KXGE
- Dubuque, Iowa; United States;
- Broadcast area: Dubuque and vicinity
- Frequency: 102.3 MHz
- Branding: Eagle 102.3

Programming
- Format: Classic rock
- Affiliations: Compass Media Networks; United Stations Radio Networks;

Ownership
- Owner: Townsquare Media; (Townsquare License, LLC);
- Sister stations: KLYV, WDBQ, WDBQ-FM, WJOD

History
- First air date: 1980 (as KLXL)
- Former call signs: KLXL (1978–1985); KIYX (1985–1986); KQKX (1986); KXKX (1986–1989); KDFX (1989–1992); KGGY (1992–1997);

Technical information
- Licensing authority: FCC
- Facility ID: 29127
- Class: A
- ERP: 2,000 watts
- HAAT: 94 meters (308 ft)
- Transmitter coordinates: 42°35′7″N 90°38′50.5″W﻿ / ﻿42.58528°N 90.647361°W

Links
- Public license information: Public file; LMS;
- Webcast: Listen live
- Website: eagle1023fm.com

= KXGE =

KXGE (102.3 FM) is a radio station broadcasting a classic rock format serving the Dubuque, Iowa, United States, community. The station is owned by Townsquare Media and licensed to Townsquare License, LLC. The station at one time broadcast a country music format as KXKX ("Kix 102"). The station also broadcasts every home and away game for the Dubuque Fighting Saints of the United States Hockey League (USHL).

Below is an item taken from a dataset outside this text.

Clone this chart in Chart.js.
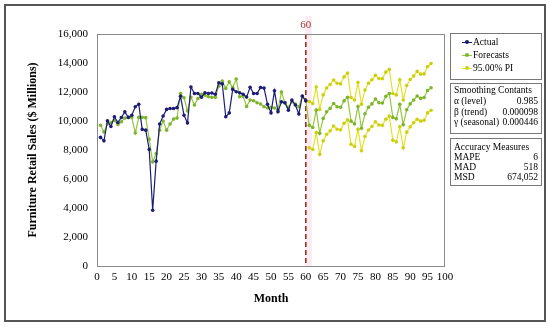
<!DOCTYPE html>
<html>
<head>
<meta charset="utf-8">
<script src="https://cdn.jsdelivr.net/npm/chart.js@4.4.1/dist/chart.umd.min.js"></script>
<style>
  html, body { margin: 0; padding: 0; background: #fff; }
  #wrap { position: relative; width: 550px; height: 328px; font-family: "Liberation Serif", "Times New Roman", serif; color: #000; }
  #frame { position: absolute; left: 4px; top: 4px; width: 538px; height: 314px; border: 2px solid #555; }
  canvas { position: absolute; left: 0; top: 0; }
  .box { position: absolute; left: 450px; width: 92px; border: 1px solid #777; box-sizing: border-box; font-size: 9.5px; }
  .row { position: absolute; left: 3px; right: 3px; height: 11px; line-height: 11px; white-space: nowrap; }
  .row .v { position: absolute; right: 0; top: 0; }
  .lg { position: absolute; left: 22px; height: 11px; line-height: 11px; }
  .mk { position: absolute; left: -11px; top: 5px; width: 10px; height: 1px; }
  .mk i { position: absolute; left: 3px; top: -2px; width: 4px; height: 4px; border-radius: 50%; }
</style>
</head>
<body>
<div id="wrap">
  <canvas id="myChart" width="550" height="328"></canvas>
  <div id="frame"></div>
  <div class="box" style="top:33px;height:47px;">
    <div class="lg" style="top:3px"><span class="mk" style="background:#1c1c78"><i style="background:#1c1c78"></i></span>Actual</div>
    <div class="lg" style="top:16px"><span class="mk" style="background:#93c83c"><i style="background:#7db52e"></i></span>Forecasts</div>
    <div class="lg" style="top:29px"><span class="mk" style="background:#e2e22a"><i style="background:#cfcf10"></i></span>95.00% PI</div>
  </div>
  <div class="box" style="top:83px;height:51px;">
    <div class="row" style="top:1px">Smoothing Contants</div>
    <div class="row" style="top:12px">α (level)<span class="v">0.985</span></div>
    <div class="row" style="top:23px">β (trend)<span class="v">0.000098</span></div>
    <div class="row" style="top:33px">γ (seasonal)<span class="v">0.000446</span></div>
  </div>
  <div class="box" style="top:138px;height:48px;">
    <div class="row" style="top:3px">Accuracy Measures</div>
    <div class="row" style="top:13px">MAPE<span class="v">6</span></div>
    <div class="row" style="top:23px">MAD<span class="v">518</span></div>
    <div class="row" style="top:33px">MSD<span class="v">674,052</span></div>
  </div>
</div>
<script>
// months 1-60: actual sales and fitted values
const actual = [
  8870, 8630, 10010, 9620, 10290, 9900, 10240, 10630, 10250, 10400,
  10980, 11150, 9420, 9370, 8040, 3850, 7230, 9790, 10340, 10800,
  10860, 10860, 10920, 11700, 10400, 9870, 12350, 11900, 11900, 11640,
  11940, 11900, 11930, 11850, 12630, 12560, 10290, 10560, 12180, 12020,
  11950, 11840, 11650, 12330, 11900, 11900, 12310, 12270, 11150, 10560,
  12080, 10640, 11320, 11260, 10750, 11440, 11100, 10480, 11720, 11390
];
const fitted = [
  9710, 9250, 9790, 9900, 10030, 9760, 9950, 10200, 10250, 10250,
  9180, 10250, 10250, 10230, 8750, 7180, 7760, 9370, 10000, 9370,
  9790, 10130, 10200, 11900, 11600, 10700, 11650, 11100, 11550, 11850,
  11780, 11670, 11630, 11630, 12400, 12750, 12250, 12700, 12300, 12900,
  11670, 11700, 11000, 11450, 11400, 11260, 11170, 10980, 10900, 10950,
  10900, 10750, 12000, 11250, 10940, 11320, 11170, 10980, 11700, 11400
];
// months 61-96: forecasts and 95% prediction interval
const forecast = [
  9700, 9550, 10750, 9150, 10180, 10630, 10870, 11210, 10980, 10940, 11390, 11630,
  9990, 9800, 11000, 9500, 10500, 10950, 11180, 11520, 11260, 11240, 11700, 11900,
  10250, 10150, 11150, 9750, 10780, 11180, 11450, 11720, 11560, 11620, 12100, 12290
];
const upperPI = [
  11350, 11200, 12350, 10800, 11800, 12280, 12520, 12830, 12600, 12560, 13040, 13300,
  11620, 11450, 12650, 11150, 12130, 12600, 12850, 13150, 12930, 12920, 13370, 13560,
  11900, 11800, 12850, 11450, 12450, 12860, 13100, 13420, 13230, 13250, 13760, 13960
];
const lowerPI = [
  8150, 8030, 9200, 7700, 8630, 9080, 9320, 9660, 9430, 9390, 9840, 10080,
  8400, 8250, 9420, 7950, 8930, 9380, 9620, 9950, 9720, 9700, 10120, 10340,
  8680, 8560, 9600, 8150, 9230, 9600, 9880, 10120, 9990, 10050, 10560, 10740
];
const firstMonth = 1;
const splitMonth = 60;

const toPoints = (vals, start) => vals.map((v, i) => ({ x: start + i, y: v }));

const serif = '"Liberation Serif", "Times New Roman", serif';

const splitLine = {
  id: "splitLine",
  beforeDatasetsDraw(chart) {
    const { ctx, chartArea: a, scales } = chart;
    const px = scales.x.getPixelForValue(splitMonth);
    ctx.save();
    ctx.fillStyle = "rgba(250,222,234,0.6)";
    ctx.fillRect(px - 1, 16, 7, a.bottom - 16);
    ctx.strokeStyle = "#8e3418";
    ctx.lineWidth = 1.6;
    ctx.setLineDash([5, 3]);
    ctx.beginPath();
    ctx.moveTo(px, a.top);
    ctx.lineTo(px, a.bottom);
    ctx.stroke();
    ctx.setLineDash([]);
    ctx.fillStyle = "#9a3b2a";
    ctx.font = "11px " + serif;
    ctx.textAlign = "center";
    ctx.textBaseline = "middle";
    ctx.fillText(String(splitMonth), px, 25);
    ctx.restore();
  },
  afterDraw(chart) {
    const { ctx, chartArea: a } = chart;
    ctx.save();
    ctx.strokeStyle = "#8a8a8a";
    ctx.lineWidth = 1;
    ctx.strokeRect(a.left + 0.5, a.top + 0.5, a.right - a.left - 1, a.bottom - a.top);
    ctx.restore();
  }
};

const line = (label, data, color, pointColor) => ({
  label: label,
  data: data,
  borderColor: color,
  backgroundColor: pointColor,
  borderWidth: 1.2,
  pointRadius: 1.8,
  pointBorderWidth: 0,
  pointBackgroundColor: pointColor,
  tension: 0
});

new Chart(document.getElementById("myChart"), {
  type: "line",
  data: {
    datasets: [
      line("Actual", toPoints(actual, firstMonth), "#1c1c78", "#1c1c78"),
      line("Forecasts", toPoints(fitted.concat(forecast), firstMonth), "#93c83c", "#7db52e"),
      line("95.00% PI", toPoints(upperPI, splitMonth + 1), "#e2e22a", "#cfcf10"),
      line("95.00% PI lower", toPoints(lowerPI, splitMonth + 1), "#e2e22a", "#cfcf10")
    ]
  },
  options: {
    responsive: false,
    animation: false,
    layout: { padding: { top: 34, right: 105, left: 0, bottom: 0 } },
    plugins: { legend: { display: false }, tooltip: { enabled: false } },
    scales: {
      x: {
        type: "linear",
        min: 0,
        max: 100,
        afterFit: (s) => { s.height = 62; },
        grid: { display: false, drawTicks: false },
        border: { display: false },
        ticks: {
          stepSize: 5, padding: 5, color: "#000", autoSkip: false,
          maxRotation: 0, minRotation: 0,
          font: { family: serif, size: 11 }
        },
        title: { display: true, text: "Month", color: "#000", font: { family: serif, size: 12, weight: "bold" }, padding: { bottom: 22 } }
      },
      y: {
        min: 0,
        max: 16000,
        afterFit: (s) => { s.width = 97; },
        grid: { display: false, drawTicks: false },
        border: { display: false },
        ticks: {
          stepSize: 2000,
          padding: 9,
          color: "#000",
          font: { family: serif, size: 11 },
          callback: (v) => v.toLocaleString("en-US")
        },
        title: { display: true, text: "Furniture Retail Sales ($ Millions)", color: "#000", font: { family: serif, size: 12, weight: "bold" }, padding: { top: 26 } }
      }
    }
  },
  plugins: [splitLine]
});
</script>
</body>
</html>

On August 30, 2013, a deal was announced in which Cumulus Media would swap its stations in Dubuque (including KXGE) and Poughkeepsie, New York, to Townsquare Media in exchange for Peak Broadcasting's stations in Fresno, California. The deal was part of Cumulus' acquisition of Dial Global; Townsquare, Peak, and Dial Global were all controlled by Oaktree Capital Management. The sale to Townsquare was completed on November 14, 2013. As of March 2022, Dwyer & Michaels is the syndicated morning show on the station, with local personality Tom Drake hosting the weekday afternoon show.